Another example is Article 52 of the Temporary Constitutional Provisions Act: ‘[u]ntil such time as the conditions referred to in Article 192 are established, the following are forbidden: (1) the installation, in the country, of new branches of financial institutions domiciled abroad; and (2) increase of percentual participation of individuals and legal entities resident or domiciled abroad in the capital of financial institutions with headquarters in Brazil. The prohibition referred to in this article does not apply to the authorisations resulting from international agreements, from reciprocity or from interest of the Brazilian Government’.

Both statutory provisions grant the executive power the authority to restrict access to domestic markets for foreign financial institutions and investors.

Such provisions have had both positive and negative consequences. On the positive side, they create highly regulated, controlled and stable financial markets in Brazil, where there are few bank bankruptcies and forced liquidations are rare. It is a system that effectively protects domestic depositors.

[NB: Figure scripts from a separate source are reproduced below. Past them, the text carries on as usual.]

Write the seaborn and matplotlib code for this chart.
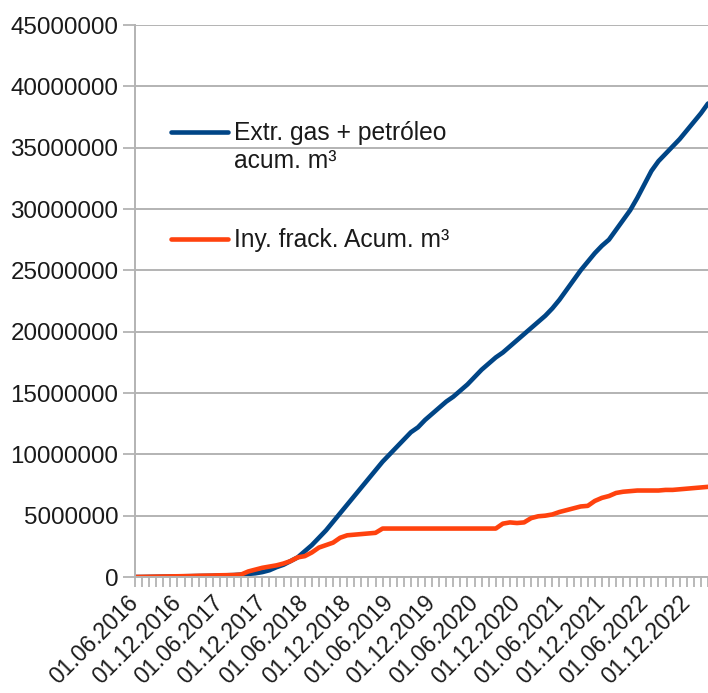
import numpy as np
import pandas as pd
import matplotlib
matplotlib.use("Agg")
import matplotlib.pyplot as plt
import seaborn as sns

# meses (eje de categorias), jun 2016 .. mar 2023
meses = pd.date_range("2016-06-01", "2023-03-01", freq="MS")

# valores, en millones de m3
extr_mm3 = [0.00, 0.00, 0.01, 0.02, 0.03, 0.04, 0.05, 0.06, 0.07, 0.08, 0.09, 0.10,
            0.12, 0.14, 0.16, 0.20, 0.25, 0.30, 0.40, 0.55, 0.80, 1.00, 1.30, 1.60,
            2.10, 2.60, 3.20, 3.80, 4.50, 5.20, 5.90, 6.60, 7.30, 8.00, 8.70, 9.40,
            10.0, 10.6, 11.2, 11.8, 12.2, 12.8, 13.3, 13.8, 14.3, 14.7, 15.2, 15.7,
            16.3, 16.9, 17.4, 17.9, 18.3, 18.8, 19.3, 19.8, 20.3, 20.8, 21.3, 21.9,
            22.6, 23.4, 24.2, 25.0, 25.7, 26.4, 27.0, 27.5, 28.3, 29.1, 29.9, 30.9,
            32.0, 33.1, 33.9, 34.5, 35.1, 35.7, 36.4, 37.1, 37.8, 38.6]
iny_mm3 = [0.00, 0.01, 0.02, 0.03, 0.04, 0.05, 0.06, 0.07, 0.08, 0.10, 0.11, 0.12,
           0.14, 0.15, 0.16, 0.20, 0.45, 0.60, 0.75, 0.85, 0.95, 1.10, 1.30, 1.60,
           1.70, 2.00, 2.40, 2.60, 2.80, 3.20, 3.40, 3.45, 3.50, 3.55, 3.60, 3.95,
           3.95, 3.95, 3.95, 3.95, 3.95, 3.95, 3.95, 3.95, 3.95, 3.95, 3.95, 3.95,
           3.95, 3.95, 3.95, 3.95, 4.35, 4.45, 4.40, 4.45, 4.80, 4.95, 5.00, 5.10,
           5.30, 5.45, 5.60, 5.75, 5.80, 6.20, 6.45, 6.60, 6.85, 6.95, 7.00, 7.05,
           7.05, 7.05, 7.05, 7.10, 7.10, 7.15, 7.20, 7.25, 7.30, 7.35]

series = ["Extr. gas + petróleo\nacum. m³", "Iny. frack. Acum. m³"]
colores = ["#004586", "#ff420e"]
y_ticks = list(range(0, 45000001, 5000000))

sns.set_theme(style="white")
plt.rcParams["font.family"] = ["Liberation Sans", "DejaVu Sans"]
plt.rcParams["font.size"] = 17
GRIS = "#b3b3b3"
TXT = "#1a1a1a"

df = pd.DataFrame({"mes": np.arange(len(meses)),
                   series[0]: np.array(extr_mm3) * 1e6,
                   series[1]: np.array(iny_mm3) * 1e6})
df = df.melt(id_vars="mes", var_name="serie", value_name="m3")

fig = plt.figure(figsize=(7.08, 6.93), dpi=100)
ax = fig.add_axes([135 / 708, 1 - 577 / 693, 573 / 708, 552 / 693])
sns.lineplot(data=df, x="mes", y="m3", hue="serie", hue_order=series,
             palette=dict(zip(series, colores)), lw=3.3, ax=ax, legend=False,
             solid_joinstyle="round", solid_capstyle="round")

ax.set_xlim(0, len(meses) - 1)
ax.set_ylim(0, 45000000)
ax.set_yticks(y_ticks)
ax.set_yticklabels([str(v) for v in y_ticks], fontsize=17.4, color=TXT)
ax.set_xticks(np.arange(len(meses)))
ax.set_xticklabels([d.strftime("%d.%m.%Y") if d.month in (6, 12) else "" for d in meses],
                   rotation=45, ha="right", va="center", rotation_mode="anchor",
                   fontsize=16.6, color=TXT)
ax.tick_params(axis="x", length=7, width=1.3, color=GRIS, pad=9, bottom=True)
ax.tick_params(axis="y", length=9, width=1.3, color=GRIS, pad=3, left=True)
ax.set_xlabel(""); ax.set_ylabel("")
ax.grid(axis="y", color=GRIS, lw=1.4)
ax.set_axisbelow(True)
for s in ["top", "right"]:
    ax.spines[s].set_visible(False)
for s in ["left", "bottom"]:
    ax.spines[s].set_color(GRIS); ax.spines[s].set_linewidth(1.4)

# leyenda sin marco; la linea de la primera serie alineada con su primera linea de texto
leg = ax.legend(ax.get_lines()[:2], series, loc="upper left", bbox_to_anchor=(0.042, 0.848),
                frameon=False, fontsize=17.7, handlelength=2.3, handletextpad=0.25,
                labelspacing=2.25, borderpad=0)
for t in leg.get_texts():
    t.set_color(TXT)
h0 = leg.legend_handles[0]
h0.set_ydata([v + 11.5 for v in h0.get_ydata()])

fig.savefig("out.png", dpi=100)
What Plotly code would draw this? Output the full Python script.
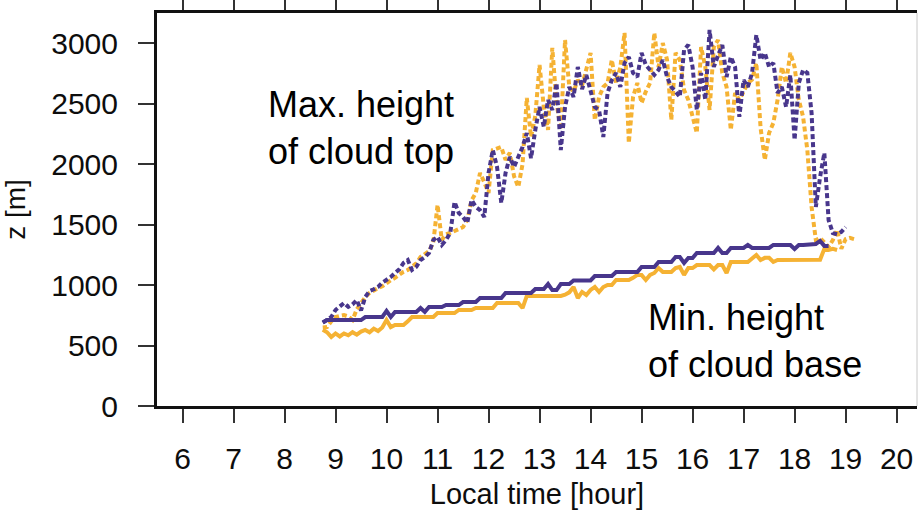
import plotly.graph_objects as go

# sampling grid: 5-minute steps starting at 08:45 local time
t_start = 8.75
n_steps = 126
time_h = [t_start + k / 12 for k in range(n_steps)]

# Max. height of cloud top [m]
top_purple = [690, 711, 736, 794, 820, 852, 820, 840, 877, 790,
              902, 950, 965, 984, 1020, 1040, 1067, 1100, 1130, 1183,
              1207, 1125, 1150, 1207, 1230, 1265, 1373, 1398, 1332, 1373,
              1431, 1687, 1596, 1563, 1514, 1704, 1646, 1620, 1563, 1927,
              2117, 1977, 1679, 1927, 2060, 1977, 2060, 2142, 2258, 2050,
              2283, 2473, 2308, 2531, 2448, 2671, 2117, 2473, 2638, 2556,
              2804, 2620, 2738, 2589, 2473, 2448, 2225, 2589, 2696, 2754,
              2638, 2837, 2887, 2754, 2721, 2920, 2820, 2779, 2738, 2780,
              2862, 2721, 2638, 2600, 2556, 2945, 2986, 2804, 2448, 2754,
              2531, 3110, 2804, 2900, 2986, 2721, 2887, 2804, 2391, 2696,
              2638, 2754, 3068, 2862, 2920, 2804, 2837, 2589, 2638, 2473,
              2738, 2200, 2671, 2779, 2754, 2423, 1646, 1894, 2093, 1538,
              1430, 1420, 1440, 1480, None, None]

top_orange = [650, 653, 700, 736, 745, 752, 740, 711, 800, 852,
              900, 935, 959, 975, 990, 1017, 1040, 1060, 1090, 1110,
              1125, 1150, 1180, 1232, 1255, 1280, 1350, 1663, 1373, 1420,
              1431, 1450, 1470, 1480, 1538, 1700, 1762, 1927, 1850, 1762,
              2117, 2130, 2142, 2035, 2093, 1900, 1811, 2000, 2548, 2225,
              2400, 2820, 2473, 2283, 2961, 2506, 2283, 3027, 2638, 2600,
              2696, 2650, 2800, 2920, 2365, 2556, 2638, 2671, 2862, 2671,
              2800, 3085, 2175, 2556, 2671, 2506, 2600, 2671, 3085, 2804,
              3002, 2862, 2365, 2920, 2862, 2614, 2531, 2400, 2258, 2969,
              2804, 2448, 2969, 3027, 2754, 2638, 2283, 2589, 2531, 2600,
              2671, 2700, 2837, 2300, 2035, 2258, 2341, 2531, 2804, 2671,
              2920, 2804, 2531, 2391, 2117, 1646, 1373, 1390, 1350, 1315,
              1373, 1456, 1300, 1380, 1390, 1380]

# Min. height of cloud base [m]
base_purple = [690, 711, 711, 711, 711, 711, 711, 711, 711, 711,
               736, 736, 736, 736, 736, 786, 736, 778, 778, 778,
               778, 778, 778, 810, 778, 819, 819, 819, 819, 835,
               835, 835, 835, 860, 860, 860, 860, 893, 893, 893,
               893, 893, 893, 935, 935, 935, 935, 935, 935, 935,
               968, 968, 968, 1009, 959, 959, 1009, 1009, 1009, 1038,
               1038, 1038, 1038, 1038, 1075, 1075, 1075, 1075, 1075, 1108,
               1108, 1108, 1108, 1108, 1108, 1150, 1150, 1150, 1150, 1191,
               1191, 1191, 1191, 1232, 1232, 1183, 1224, 1224, 1265, 1265,
               1265, 1265, 1265, 1307, 1265, 1265, 1307, 1307, 1307, 1307,
               1332, 1307, 1307, 1307, 1307, 1307, 1332, 1332, 1332, 1332,
               1332, 1299, 1332, 1332, 1332, 1332, 1340, 1365, 1324, 1324,
               None, None, None, None, None, None]

base_orange = [630, 610, 571, 600, 575, 600, 585, 610, 590, 615,
               629, 610, 640, 620, 650, 711, 653, 670, 670, 670,
               700, 736, 736, 736, 736, 736, 736, 769, 769, 769,
               769, 769, 794, 794, 794, 794, 810, 810, 810, 810,
               810, 852, 852, 852, 852, 852, 852, 810, 910, 910,
               910, 910, 910, 910, 910, 910, 910, 920, 940, 984,
               893, 943, 918, 960, 984, 943, 984, 1001, 1001, 1042,
               1042, 1042, 1042, 1060, 1084, 1084, 1042, 1084, 1100, 1141,
               1108, 1108, 1108, 1141, 1150, 1084, 1141, 1141, 1166, 1166,
               1166, 1166, 1130, 1166, 1166, 1100, 1191, 1191, 1191, 1191,
               1191, 1220, 1249, 1207, 1225, 1225, 1191, 1207, 1207, 1207,
               1207, 1207, 1207, 1207, 1207, 1207, 1207, 1210, 1300, 1290,
               1300, 1290, None, None, None, None]

x_ticks = [6, 7, 8, 9, 10, 11, 12, 13, 14, 15, 16, 17, 18, 19, 20]
y_ticks = [0, 500, 1000, 1500, 2000, 2500, 3000]

PURPLE = "#48368c"
ORANGE = "#f5b233"

fig = go.Figure()
fig.add_trace(go.Scatter(x=time_h, y=top_orange, mode="lines",
                         line=dict(color=ORANGE, width=4, dash="5px,3px")))
fig.add_trace(go.Scatter(x=time_h, y=top_purple, mode="lines",
                         line=dict(color=PURPLE, width=4, dash="5px,3px")))
fig.add_trace(go.Scatter(x=time_h, y=base_orange, mode="lines",
                         line=dict(color=ORANGE, width=4)))
fig.add_trace(go.Scatter(x=time_h, y=base_purple, mode="lines",
                         line=dict(color=PURPLE, width=4)))

fig.add_annotation(x=7.63, y=2295, xref="x", yref="y", xanchor="left", yanchor="middle",
                   align="left", showarrow=False,
                   text="Max. height<br>of cloud top",
                   font=dict(size=36, color="black"))
fig.add_annotation(x=15.08, y=540, xref="x", yref="y", xanchor="left", yanchor="middle",
                   align="left", showarrow=False,
                   text="Min. height<br>of cloud base",
                   font=dict(size=36, color="black"))

fig.add_shape(type="line", xref="paper", yref="paper", x0=1, x1=1, y0=0, y1=1,
              line=dict(color="#c8c8c8", width=1))

fig.update_layout(
    width=918, height=510,
    margin=dict(l=157, r=1, t=13, b=104),
    paper_bgcolor="white", plot_bgcolor="white",
    showlegend=False,
    font=dict(family="Liberation Sans, Arial, Helvetica, sans-serif", color="#0d0d0d"),
)
fig.update_xaxes(
    range=[5.5, 20.4], tickmode="array", tickvals=x_ticks,
    ticks="outside", ticklen=14, tickwidth=1.5, tickcolor="#333333",
    showline=True, linewidth=3, linecolor="#111111", mirror="ticks",
    showgrid=False, zeroline=False, automargin=False,
    tickfont=dict(size=30), ticklabelstandoff=10,
    title=dict(text="Local time [hour]", font=dict(size=29), standoff=14),
)
fig.update_yaxes(
    range=[0, 3250], tickmode="array", tickvals=y_ticks,
    ticks="outside", ticklen=16, tickwidth=1.5, tickcolor="#333333",
    showline=True, linewidth=3, linecolor="#111111", mirror=False,
    showgrid=False, zeroline=False, automargin=False,
    tickfont=dict(size=30), ticklabelstandoff=14,
    title=dict(text="z [m]", font=dict(size=28), standoff=20),
)

# remove the default 8 px page margin so the figure sits at the window's corner
fig.write_html("out.html",
               config={"displayModeBar": False},
               post_script="document.body.style.margin='0px';"
                           "document.body.style.overflow='hidden';")
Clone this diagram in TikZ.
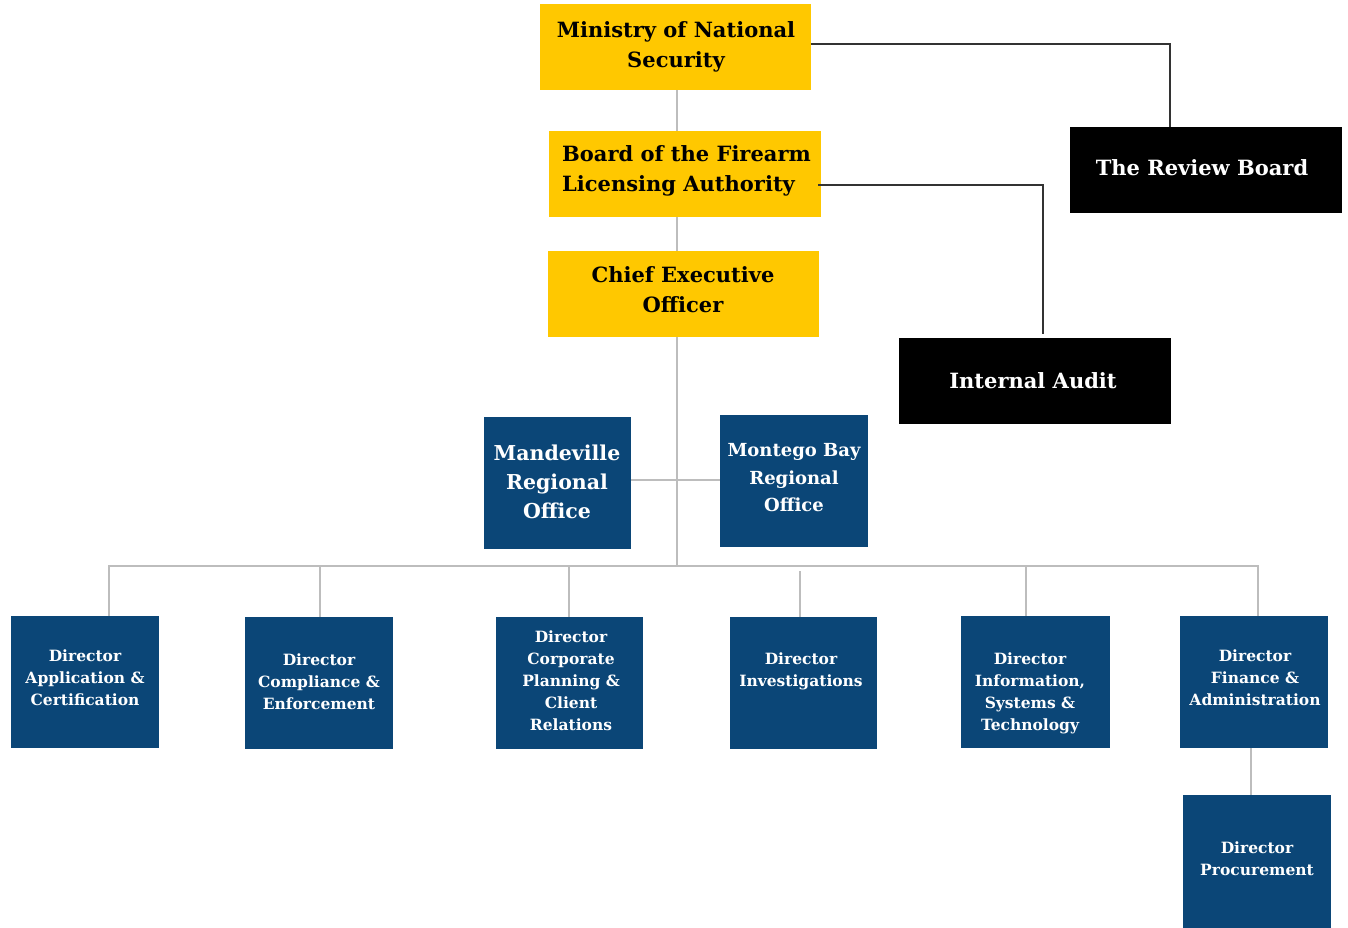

On the negative side, they have created difficult hurdles for non-Brazilian banks seeking to access domestic financial markets. The decisions made by the executive branch, namely the President of Brazil, take a long time to be made and issued, and are usually not based upon transparent and objective criteria. Also, when access to financial markets by foreign banks is hampered, there is no real competition in place, making the Brazilian banking market highly concentrated, with the three largest financial conglomerates holding more than 85 per cent of all loans.

Introduction of Decree 10,029/19

Having this in mind, the presidency issued Decree 10,029/19. This Decree provides that the Central Bank of Brazil may recognise, as being of interest to the government: (1) the installation of new branches of foreign banks in Brazilian territory; and (2) an increase of the percentage of shares held by non-residents in banks located in Brazil. Also, according to the Decree, the Central Bank will have to abide by rules to be issued by the National Monetary Council, an office with power to regulate financial markets in Brazil. Such rules should create objective and transparent criteria for foreign banks to be granted access to Brazilian financial markets.

In reality, the Decree will allow a regulatory agency with high technical capabilities – the Central Bank of Brazil – to make decisions in lieu of the presidency, as the latter is not a technical body with knowledge of the ‘ins and outs’ of financial markets. Also, the Central Bank will be able to carry out faster and more consistent analysis, always based on objective, clear and transparent criteria that do not exist today, so that foreign banks may enter Brazilian markets.

Conclusion

If the new regulatory regime provided in the Decree works as expected, creating real competition in Brazilian financial markets, we may see as consequences: (1) a reduction in spread levels practised by financial institutions; (2) an increase in the quality levels of banking services provided to clients in Brazil; and (3) an increase in access to banking services to the population in general (as about 40 million people have no access to such facilities in Brazil).